Intel’s lack of a proper answer to AMD’s Strix Halo—and by extension, Apple’s M-series—has left a clear gap in the high-end APU space. The Blue Team hasn’t seriously competed in the graphics-focused mobile market for a while, but that might be about to change. Just yesterday, “Nova Lake-AX” leaked as a potential return to form, marking what could be Intel’s most capable mobile chip to date; just the ace needed to stir up the market again. Now, we have a full spec breakdown, and it paints a very different picture of what’s coming.

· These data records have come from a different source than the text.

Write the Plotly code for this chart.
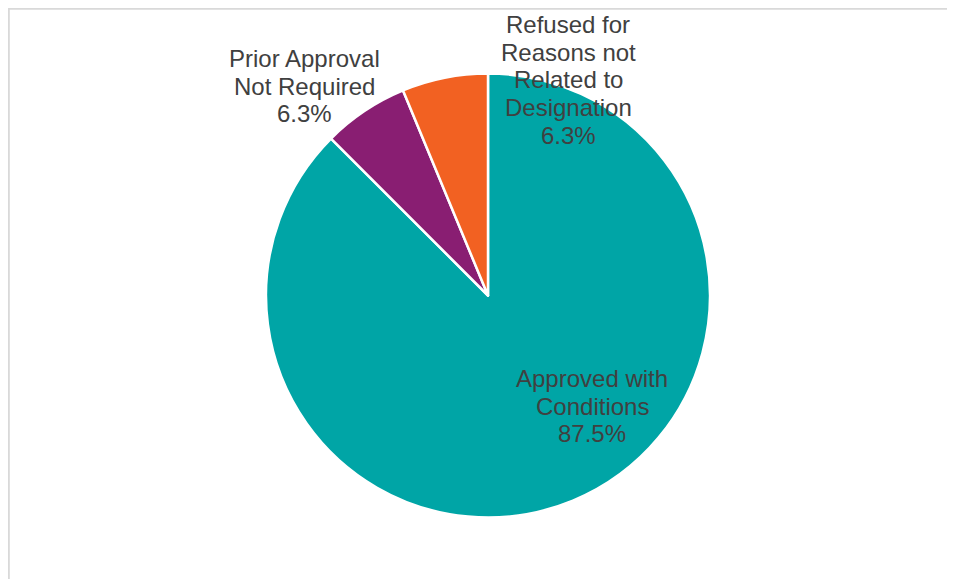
import plotly.graph_objects as go
from decimal import Decimal, ROUND_HALF_UP

# Data
categories = ["Approved with Conditions", "Prior Approval Not Required",
              "Refused for Reasons not Related to Designation"]
counts = [14, 1, 1]
colors = ["#00A5A6", "#891E72", "#F26122"]

# Label text lines (as shown on the chart)
label_lines = [
    ["Approved with", "Conditions"],
    ["Prior Approval", "Not Required"],
    ["Refused for", "Reasons not", "Related to", "Designation"],
]
# Label anchor (pixel) positions in the window: center x, baseline of first line
label_pos = [(592, 387), (304, 67), (568, 33)]

OFF = 8  # page body margin
W, H = 955 - OFF, 579 - OFF
cx, cy, r = 488 - OFF, 295.5 - OFF, 222

total = sum(counts)
pcts = [Decimal(100 * c) / Decimal(total) for c in counts]


def fmt(p):
    return str(p.quantize(Decimal("0.1"), rounding=ROUND_HALF_UP)) + "%"


fig = go.Figure(go.Pie(
    labels=categories,
    values=counts,
    sort=False,
    direction="clockwise",
    rotation=0,
    marker=dict(colors=colors, line=dict(color="white", width=2.5)),
    textinfo="none",
    hoverinfo="skip",
    showlegend=False,
    domain=dict(x=[(cx - r) / W, (cx + r) / W],
                y=[1 - (cy + r) / H, 1 - (cy - r) / H]),
))

FS = 24
LINE = 27.6
annotations = []
for lines, pct, (px, py) in zip(label_lines, pcts, label_pos):
    all_lines = lines + [fmt(pct)]
    for i, t in enumerate(all_lines):
        base = py - OFF + i * LINE
        center = base - 0.3465 * FS
        annotations.append(dict(
            x=(px - OFF) / W, y=1 - center / H, xref="paper", yref="paper",
            text=t, showarrow=False, xanchor="center", yanchor="middle",
            font=dict(family="Liberation Sans, Arial, sans-serif", size=FS, color="#404040"),
        ))

fig.update_layout(
    width=W, height=H,
    margin=dict(l=0, r=0, t=0, b=0),
    paper_bgcolor="white",
    plot_bgcolor="white",
    annotations=annotations,
    shapes=[
        dict(type="line", xref="paper", yref="paper",
             x0=0, x1=1, y0=1 - 0.8 / H, y1=1 - 0.8 / H,
             line=dict(color="#D9D9D9", width=2)),
        dict(type="line", xref="paper", yref="paper",
             x0=0.8 / W, x1=0.8 / W, y0=0, y1=1,
             line=dict(color="#D9D9D9", width=2)),
    ],
)

fig.write_html("out.html")
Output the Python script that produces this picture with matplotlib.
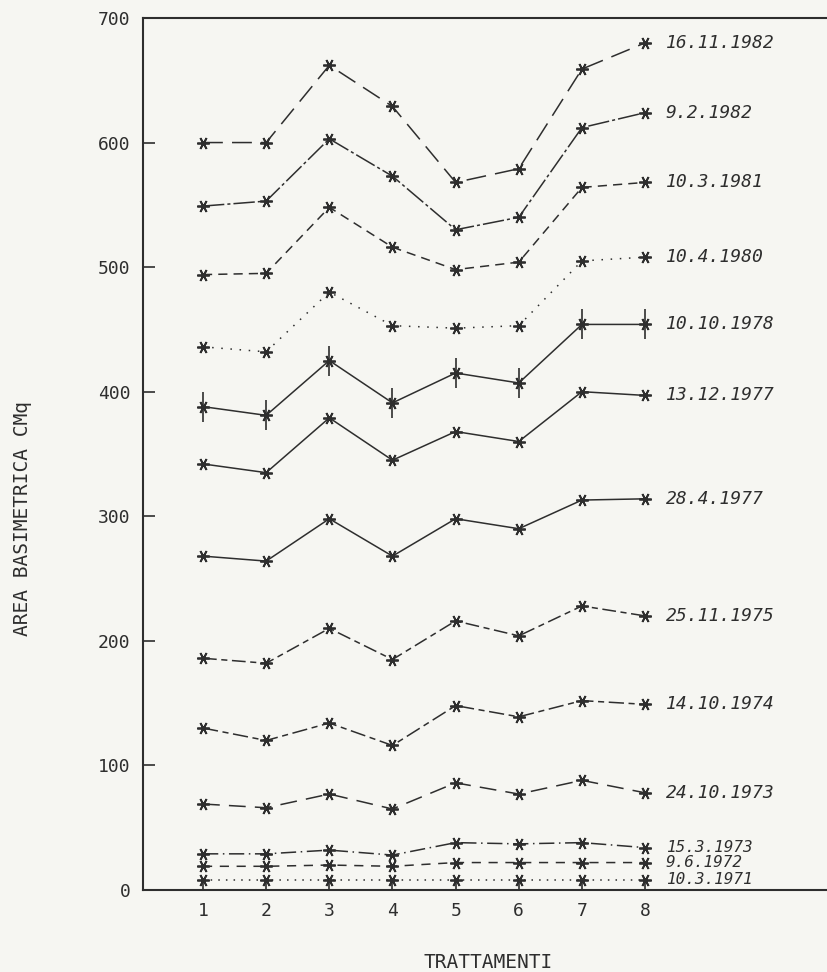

The details come courtesy of leaker Raichu in a now-deleted tweet, a reliable name in the Intel rumor mill. According to him, Nova Lake-AX features a massive 28-core CPU layout on a single compute tile, instead of the two we're expecting on the upcoming Nova Lake-S desktop lineup. It's comprised of 8 P-Cores, 16 E-Cores, and 4 LP-Cores, likely based on the rumored Coyote Cove and Arctic Wolf architectures. Similar to Lunar Lake, these cores will lack hyperthreading in order to gain some efficiency. Still, Intel appears to be targeting hybrid compute performance at a scale we haven’t seen from its mobile segment before. Yet, the CPU isn't even the most interesting bit—that designation would go to the GPU.

Nova Lake-AX is rumored to feature 384 Execution Units—equivalent to 48 Xe-Cores, assuming an 8-unit-per-core setup like Xe2—based on Intel’s upcoming Xe3 architecture. That’s more than double the core count of Intel’s own Arc B580 desktop GPU, which has 20. This would mark a massive leap over Meteor Lake and Lunar Lake, and possibly even surpass AMD’s Strix Halo, which peaks at 40 RDNA 3.5 Compute Units. For further context, Apple’s M4 Pro has up to 20 GPU cores, while Lunar Lake tops out at just 64 EUs. If accurate, Nova Lake-AX could offer the highest iGPU compute density ever seen in an x86 chip.
That kind of GPU horsepower demands serious bandwidth, and Intel seems ready. Nova Lake-AX is rumored to support LPDDR5X memory at speeds up to 9,600 MT/s, possibly even 10,667 MT/s, across a wide 256-bit bus. That would both match and exceed AMD’s Strix Halo, which also uses a 256-bit interface but tops out at only 8000 MT/s. Apple’s M-series chips use unified memory up to 8,533 MT/s in the M4 Max, though the narrower bus limits their actual throughput. Nvidia’s upcoming N1 SoC, which also targets the hybrid APU segment with a custom Grace CPU and Blackwell GPU cores, remains largely under wraps, but it will likely feature even faster memory.
All that being said, despite the impressive specs, Nova Lake-AX may never even launch. The tipster Raichu notes that the design is currently “paused,” and earlier leaks suggest it was sidelined internally as Intel restructured its client roadmap. This makes it unclear whether the project will be revived or permanently scrapped. Even so, the fact that such a spec sheet exists—and was developed far enough to leak—shows Intel was seriously exploring a high-performance APU to rival AMD’s and Apple’s best.
That’s important because the market is shifting. AMD has significantly upped its game and dominates the high-end APU space with Strix Halo, at least on the Windows side. Apple’s M-series SoCs continue to lead on performance-per-watt and have become increasingly competitive in raw power. Even Nvidia will soon be gunning for the same territory. If Intel wants to remain relevant in this segment, a chip like Nova Lake-AX—whether it launches or not—might need to go from rumor to roadmap again.